■ Extracted data
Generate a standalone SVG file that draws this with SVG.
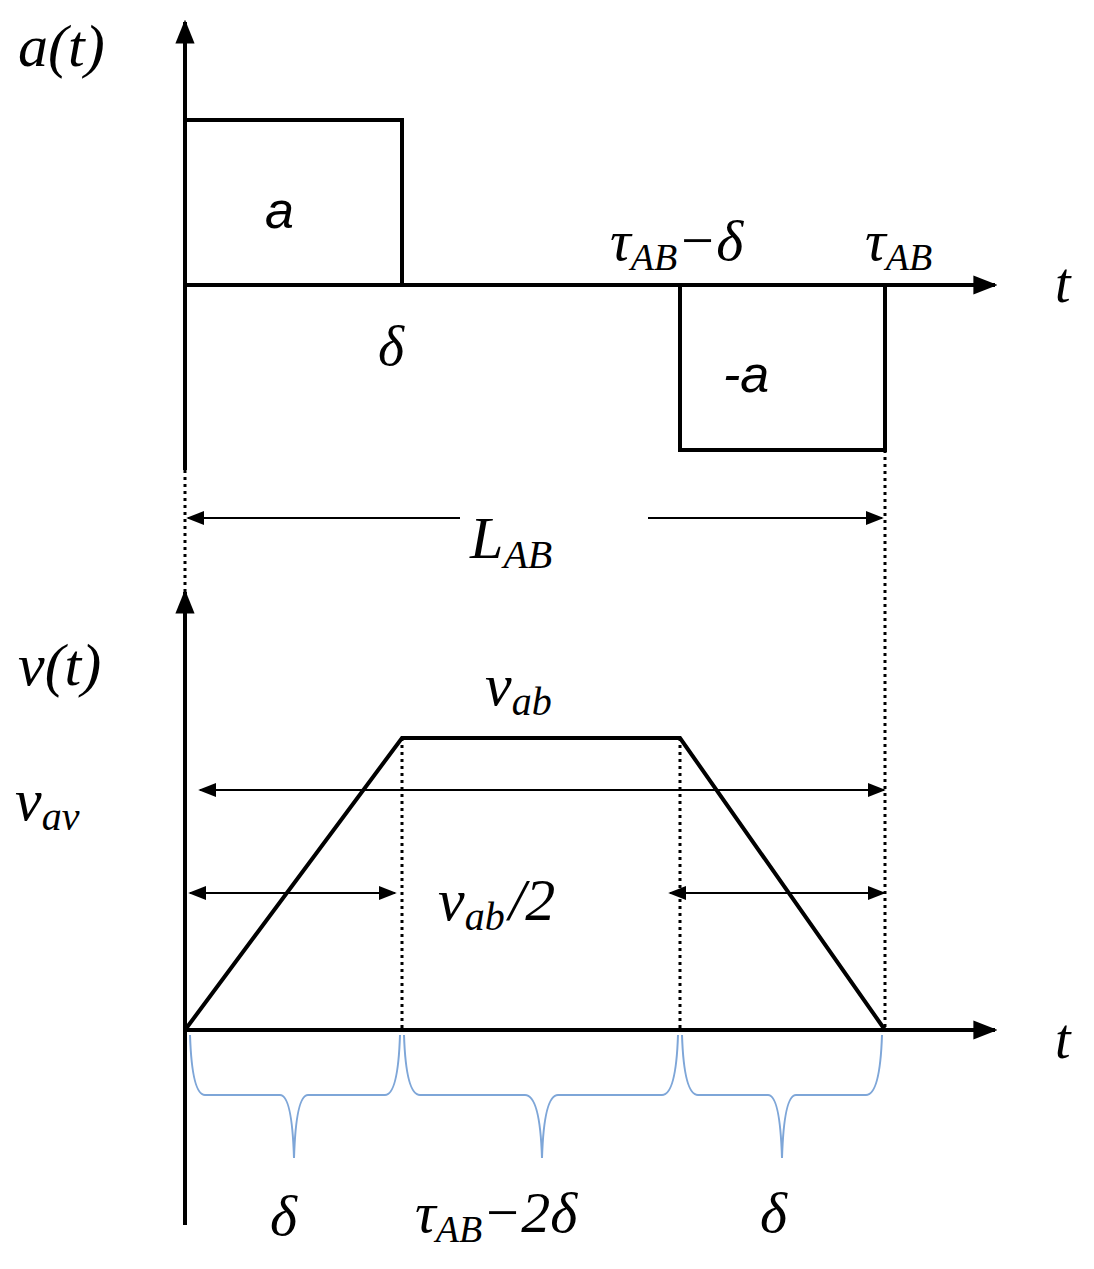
<svg xmlns="http://www.w3.org/2000/svg" width="1094" height="1269" viewBox="0 0 1094 1269">
<defs>
<marker id="ah" viewBox="0 0 10 10" refX="9" refY="5" markerWidth="6" markerHeight="6" orient="auto-start-reverse"><path d="M0,1 L10,5 L0,9 z" fill="#000"/></marker>
<marker id="sh" viewBox="0 0 10 10" refX="9" refY="5" markerWidth="9" markerHeight="9" orient="auto-start-reverse"><path d="M0,1 L10,5 L0,9 z" fill="#000"/></marker>
</defs>
<style>
.m{font-family:"Liberation Serif",serif;font-style:italic;fill:#000}
.s{font-family:"Liberation Sans",sans-serif;font-style:italic;fill:#000}
.ax{stroke:#000;stroke-width:4;fill:none}
.th{stroke:#000;stroke-width:2;fill:none}
.dt{stroke:#000;stroke-width:3;stroke-dasharray:3 4;fill:none}
.br{stroke:#7ea6d8;stroke-width:2;fill:none}
</style>
<rect width="1094" height="1269" fill="#fff"/>
<g id="connectors">
<line class="ax" x1="185" y1="470" x2="185" y2="22" marker-end="url(#ah)"/>
<line class="ax" x1="185" y1="285" x2="995" y2="285" marker-end="url(#ah)"/>
<line class="dt" x1="185" y1="470" x2="185" y2="595"/>
<line class="ax" x1="185" y1="1225" x2="185" y2="592" marker-end="url(#ah)"/>
<line class="ax" x1="185" y1="1030" x2="995" y2="1030" marker-end="url(#ah)"/>
<line class="dt" x1="885" y1="450" x2="885" y2="1030"/>
<line class="dt" x1="402" y1="738" x2="402" y2="1030"/>
<line class="dt" x1="680" y1="738" x2="680" y2="1030"/>
<line class="th" x1="188" y1="518" x2="460" y2="518" marker-start="url(#sh)"/>
<line class="th" x1="648" y1="518" x2="882" y2="518" marker-end="url(#sh)"/>
<line class="th" x1="200" y1="790" x2="884" y2="790" marker-start="url(#sh)" marker-end="url(#sh)"/>
<line class="th" x1="190" y1="893" x2="395" y2="893" marker-start="url(#sh)" marker-end="url(#sh)"/>
<line class="th" x1="670" y1="893" x2="884" y2="893" marker-start="url(#sh)" marker-end="url(#sh)"/>
</g>
<g id="accel">
<polyline class="ax" points="185,120 402,120 402,285"/>
<polyline class="ax" points="680,285 680,450 885,450 885,285"/>
</g>
<g id="velocity">
<polyline class="ax" points="185,1030 402,738 680,738 885,1030"/>
</g>
<g id="braces">
<path class="br" d="M190,1035 Q192,1095 205,1095 L280,1095 Q292,1095 294,1158 Q296,1095 308,1095 L385,1095 Q398,1095 400,1035"/>
<path class="br" d="M404,1035 Q406,1095 420,1095 L525,1095 Q540,1095 542,1158 Q544,1095 558,1095 L662,1095 Q676,1095 678,1035"/>
<path class="br" d="M682,1035 Q684,1095 698,1095 L768,1095 Q780,1095 782,1158 Q784,1095 796,1095 L866,1095 Q880,1095 882,1035"/>
</g>
<g id="labels">
<text class="m" x="18" y="66" font-size="60">a(t)</text>
<text class="s" x="265" y="228" font-size="52">a</text>
<text class="m" x="378" y="365" font-size="56">δ</text>
<text class="m" x="610" y="260" font-size="58">τ<tspan font-size="38" dy="10">AB</tspan><tspan dy="-10">−δ</tspan></text>
<text class="m" x="865" y="260" font-size="58">τ<tspan font-size="38" dy="10">AB</tspan></text>
<text class="m" x="1055" y="302" font-size="56">t</text>
<text class="s" x="723" y="392" font-size="52">-a</text>
<text class="m" x="470" y="558" font-size="60">L<tspan font-size="40" dy="10">AB</tspan></text>
<text class="m" x="18" y="685" font-size="60">v(t)</text>
<text class="m" x="485" y="705" font-size="60">v<tspan font-size="40" dy="10">ab</tspan></text>
<text class="m" x="15" y="820" font-size="60">v<tspan font-size="40" dy="10">av</tspan></text>
<text class="m" x="438" y="920" font-size="60">v<tspan font-size="40" dy="10">ab</tspan><tspan dy="-10" dx="4">/2</tspan></text>
<text class="m" x="1055" y="1058" font-size="56">t</text>
<text class="m" x="270" y="1235" font-size="58">δ</text>
<text class="m" x="415" y="1232" font-size="58">τ<tspan font-size="38" dy="10">AB</tspan><tspan dy="-10">−2δ</tspan></text>
<text class="m" x="760" y="1232" font-size="58">δ</text>
</g>
</svg>
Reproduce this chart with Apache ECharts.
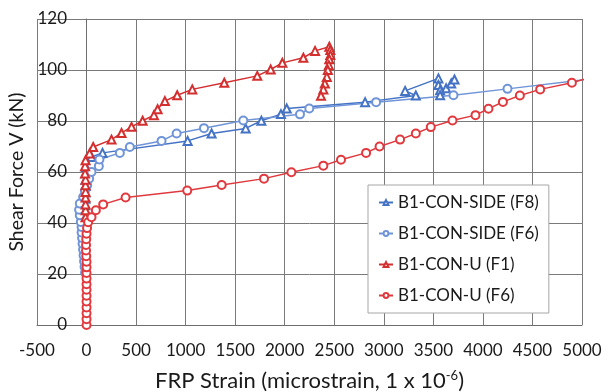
<!DOCTYPE html>
<html>
<head>
<meta charset="utf-8">
<script src="https://cdn.jsdelivr.net/npm/echarts@6/dist/echarts.min.js"></script>
<style>
  html, body { margin: 0; padding: 0; background: #fff; }
  #chart { width: 611px; height: 392px; }
</style>
</head>
<body>
<div id="chart"></div>
<script>
// FRP strain (microstrain) vs shear force V (kN), four gauges
const sideF8Strain = [-15, -15, -15, -12, -12, -10, -10, -8, -5, 50, 161, 1020, 1262, 1606, 1764, 1962, 2020, 2811, 3323, 3215, 3551, 3551, 3568, 3568, 3629, 3680, 3713];
const sideF8Shear  = [42, 44.5, 47, 49.5, 52, 54.5, 57, 59.5, 62, 65.9, 67.5, 72.2, 75.1, 77.1, 80.1, 82.7, 84.9, 87.4, 90, 91.8, 96.7, 94.1, 92.1, 90.1, 92.8, 94.7, 96.3];

const sideF6Strain = [-15, -20, -25, -30, -35, -40, -45, -50, -50, -58, -68, -75, -68, -34, -17, 6, 26, 50, 124, 130, 336, 437, 757, 909, 1185, 1582, 2154, 2248, 2922, 3703, 4248, 5400];
const sideF6Shear  = [20.5, 22.8, 25, 27.3, 29.6, 31.9, 34.1, 36.3, 38.4, 40.4, 43, 45.2, 47.6, 50.2, 52.6, 54.8, 57.4, 60, 62.3, 64.9, 67.5, 69.8, 72.2, 75.1, 77.2, 80.2, 82.6, 84.9, 87.4, 90.1, 92.6, 97.9];

const uF1Strain = [-10, -10, -10, -10, -10, -10, -10, -15, -15, -10, 30, 67, 252, 353, 454, 566, 680, 717, 791, 915, 1067, 1390, 1723, 1858, 1976, 2188, 2306, 2450, 2460, 2460, 2450, 2445, 2435, 2425, 2405, 2390, 2366];
const uF1Shear  = [42.3, 45, 47.3, 50, 52.2, 54.8, 57, 59.4, 62.3, 64.6, 67.3, 69.8, 72.7, 75.3, 77.7, 80.1, 82.3, 84.6, 87.8, 90.1, 92.4, 95, 97.7, 100.2, 102.8, 104.8, 107.5, 109.1, 107.8, 105.9, 104.2, 101.9, 100, 97.3, 94.7, 92.4, 89.9];

const uF6Strain = [0, 0, 0, 0, 0, 0, 0, 0, 0, 0, 0, 0, -3, -5, -5, -3, 0, 5, 16, 50, 94, 168, 394, 1016, 1364, 1791, 2067, 2390, 2568, 2821, 2957, 3164, 3323, 3474, 3693, 3925, 4056, 4202, 4373, 4578, 4898, 5200];
const uF6Shear  = [0, 2.3, 4.6, 6.9, 9.2, 11.5, 13.8, 16, 18.2, 20.4, 22.6, 24.8, 27, 29.2, 31.4, 33.6, 35.8, 38, 40.3, 42.3, 45, 47.3, 50, 52.7, 54.9, 57.4, 59.9, 62.5, 64.8, 67.5, 70, 72.7, 75.1, 77.6, 80.2, 82.3, 84.8, 87.5, 90, 92.4, 95, 98.3];

const seriesNames = ['B1-CON-SIDE (F8)', 'B1-CON-SIDE (F6)', 'B1-CON-U (F1)', 'B1-CON-U (F6)'];

const pairs = (xs, ys) => xs.map((x, i) => [x, ys[i]]);
const FONT = 'Lato';
const INK = '#1a1a1a';

function curve(name, xs, ys, color, symbol) {
  return {
    name: name,
    type: 'line',
    data: pairs(xs, ys),
    symbol: symbol,
    symbolSize: 8,
    showAllSymbol: true,
    clip: true,
    lineStyle: { color: color, width: 1.5 },
    itemStyle: { color: color, borderColor: color, borderWidth: 1 },
    animation: false
  };
}

const chart = echarts.init(document.getElementById('chart'), null, { renderer: 'canvas' });
chart.setOption({
  backgroundColor: '#ffffff',
  textStyle: { fontFamily: FONT },
  grid: { left: 37, right: 29, top: 19, bottom: 67, outerBoundsMode: 'none', containLabel: false },
  legend: {
    orient: 'vertical',
    left: 368,
    top: 185,
    data: seriesNames,
    backgroundColor: '#ffffff',
    borderColor: '#a6a6a6',
    borderWidth: 1,
    padding: [9, 10, 9, 10],
    itemGap: 14,
    itemWidth: 14,
    itemHeight: 6,
    textStyle: { fontFamily: FONT, fontSize: 17, color: INK }
  },
  xAxis: {
    type: 'value',
    min: -500,
    max: 5000,
    interval: 500,
    name: '{a|FRP Strain (microstrain, 1 x 10}{s|-6}{a|)}',
    nameLocation: 'middle',
    nameGap: 44,
    nameTextStyle: {
      rich: {
        a: { fontFamily: FONT, fontSize: 22, color: INK },
        s: { fontFamily: FONT, fontSize: 13, color: INK, padding: [0, 0, 11, 0] }
      }
    },
    axisLine: { show: true, onZero: false, lineStyle: { color: '#6e6e6e', width: 1 } },
    axisTick: { show: false },
    splitLine: { show: true, lineStyle: { color: '#7a7a7a', width: 1 } },
    axisLabel: { fontFamily: FONT, fontSize: 17, color: INK, margin: 17, formatter: v => String(v) }
  },
  yAxis: {
    type: 'value',
    min: 0,
    max: 120,
    interval: 20,
    name: 'Shear Force V (kN)',
    nameLocation: 'middle',
    nameGap: 1,
    nameTextStyle: { fontFamily: FONT, fontSize: 19.5, color: INK },
    axisLine: { show: true, lineStyle: { color: '#6e6e6e', width: 1 } },
    axisTick: { show: false },
    splitLine: { show: true, lineStyle: { color: '#7a7a7a', width: 1 } },
    axisLabel: { fontFamily: FONT, fontSize: 17, color: INK, margin: -30 }
  },
  series: [
    curve(seriesNames[0], sideF8Strain, sideF8Shear, '#4472c4', 'emptyTriangle'),
    curve(seriesNames[1], sideF6Strain, sideF6Shear, '#6f95d8', 'emptyCircle'),
    curve(seriesNames[2], uF1Strain, uF1Shear, '#d32f2f', 'emptyTriangle'),
    curve(seriesNames[3], uF6Strain, uF6Shear, '#e0393e', 'emptyCircle')
  ]
});
</script>
</body>
</html>
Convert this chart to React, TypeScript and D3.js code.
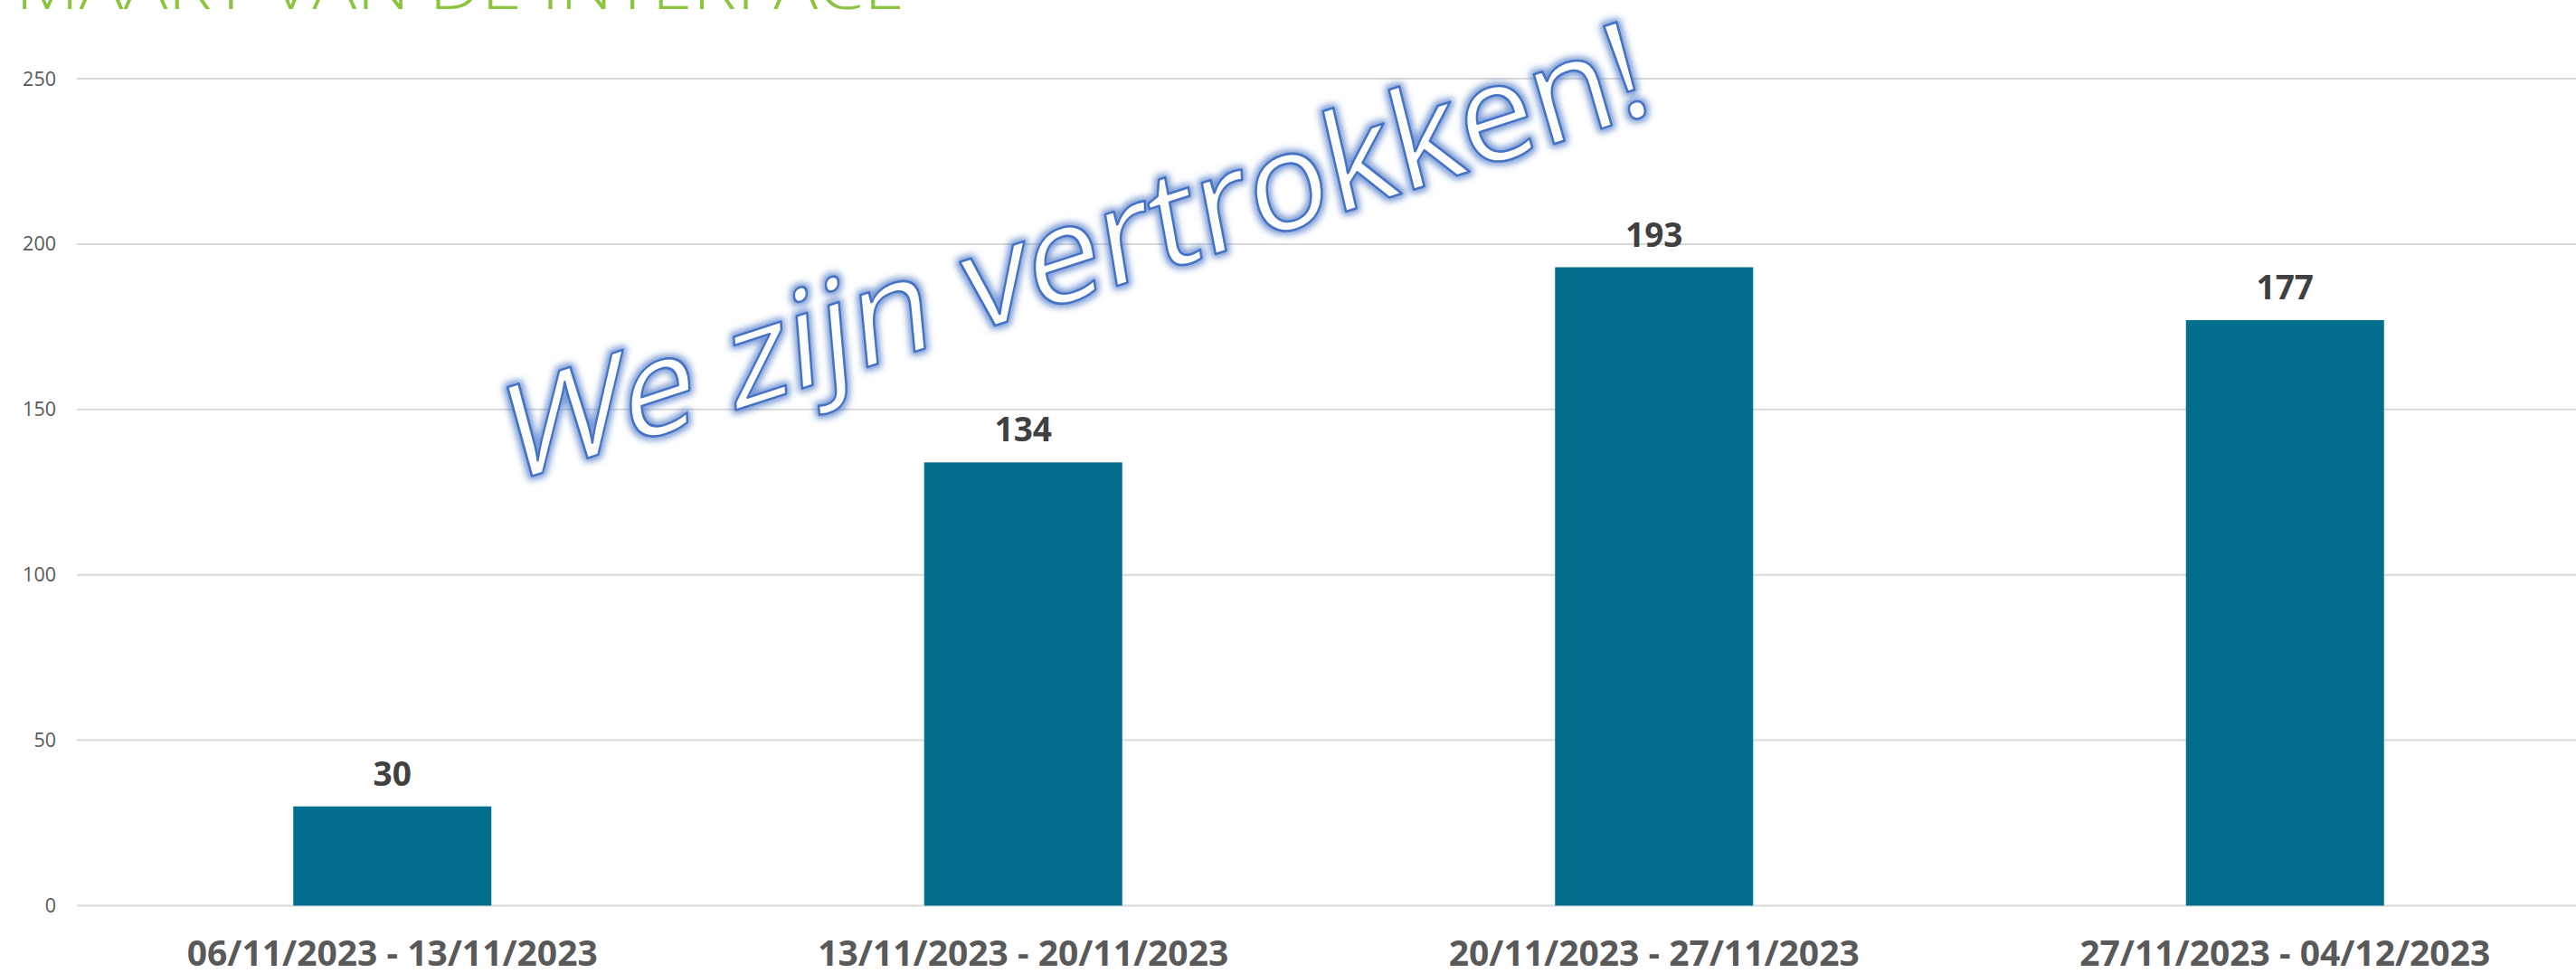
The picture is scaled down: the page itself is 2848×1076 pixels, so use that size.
import React, { useMemo } from 'react'
import * as d3 from 'd3'

const title = 'MAART VAN DE INTERFACE'
const watermark = 'We zijn vertrokken!'
const categories = [
    '06/11/2023 - 13/11/2023',
    '13/11/2023 - 20/11/2023',
    '20/11/2023 - 27/11/2023',
    '27/11/2023 - 04/12/2023',
]
const values = [30, 134, 193, 177]
const yTicks = [0, 50, 100, 150, 200, 250]

const W = 2848
const H = 1076
const FONT = "'Open Sans', 'Noto Sans', sans-serif"

// lay out the slanted word-art text one glyph at a time
function useGlyphs(text, size) {
    return useMemo(() => {
        const ctx = document.createElement('canvas').getContext('2d')
        ctx.font = `400 ${size}px 'Open Sans'`
        let u = 0
        const out = []
        for (const ch of text) {
            out.push({ ch, u })
            u += ctx.measureText(ch).width
        }
        return { glyphs: out, total: u }
    }, [text, size])
}

export default function App() {
    const x = d3.scaleBand()
        .domain(categories)
        .range([85, 85 + 4 * 697.5])
        .paddingInner(0.686)
        .paddingOuter(0.343)

    const y = d3.scaleLinear()
        .domain([0, 250])
        .range([1001.5, 87])

    const wmSize = 150
    const { glyphs, total } = useGlyphs(watermark, wmSize)
    const a = (18 * Math.PI) / 180
    const ox = 559
    const oy = 536

    return (
        <svg width={W} height={H} style={{ position: 'fixed', left: 0, top: 0, background: '#fff' }}>
            <defs>
                <filter id="glow" x="-10%" y="-10%" width="120%" height="120%">
                    <feMorphology in="SourceAlpha" operator="dilate" radius="2.5" result="fat" />
                    <feGaussianBlur in="fat" stdDeviation="3.5" result="blur" />
                    <feFlood floodColor="#4472c4" floodOpacity="0.7" />
                    <feComposite in2="blur" operator="in" result="halo" />
                    <feMerge>
                        <feMergeNode in="halo" />
                        <feMergeNode in="SourceGraphic" />
                    </feMerge>
                </filter>
            </defs>

            <text x={17} y={10} fill="#8bc540" fontFamily={FONT} fontWeight={300}
                fontSize={72} textLength={983} lengthAdjust="spacingAndGlyphs">
                {title}
            </text>

            {yTicks.map(t => (
                <g key={t}>
                    <line x1={85} x2={W} y1={y(t)} y2={y(t)} stroke="#d9d9d9" strokeWidth={2} />
                    <text x={62} y={y(t)} dy="0.35em" textAnchor="end" fill="#595959"
                        fontFamily={FONT} fontSize={21.5}>{t}</text>
                </g>
            ))}

            {categories.map((c, i) => (
                <g key={c}>
                    <rect x={x(c)} y={y(values[i])} width={x.bandwidth()}
                        height={y(0) - y(values[i])} fill="#046e8f" />
                    <text x={x(c) + x.bandwidth() / 2} y={y(values[i]) - 23} textAnchor="middle"
                        fill="#404040" fontFamily={FONT} fontWeight={700} fontSize={37}>
                        {values[i]}
                    </text>
                    <text x={x(c) + x.bandwidth() / 2} y={1068} textAnchor="middle"
                        fill="#595959" fontFamily={FONT} fontWeight={700} fontSize={39}>
                        {c}
                    </text>
                </g>
            ))}

            <g filter="url(#glow)">
                {glyphs.map((g, i) => {
                    const t = g.u / total
                    const b = a * t
                    const px = ox + g.u * Math.cos(a)
                    const py = oy - g.u * Math.sin(a)
                    const m = `matrix(${Math.cos(a)},${-Math.sin(a)},${Math.sin(b)},${Math.cos(b)},${px},${py})`
                    return (
                        <text key={i} transform={m} fill="#fdfdfd" stroke="#4472c4" strokeWidth={2.5}
                            strokeLinejoin="round" fontFamily={FONT} fontSize={wmSize}>
                            {g.ch}
                        </text>
                    )
                })}
            </g>
        </svg>
    )
}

■ Exercise
Find and copy each line above that includes the string "this".

■ Task result
Generate a standalone SVG file that draws this with SVG.
Reproduce this chart with Apache ECharts.
Convert this chart to React, TypeScript and D3.js code.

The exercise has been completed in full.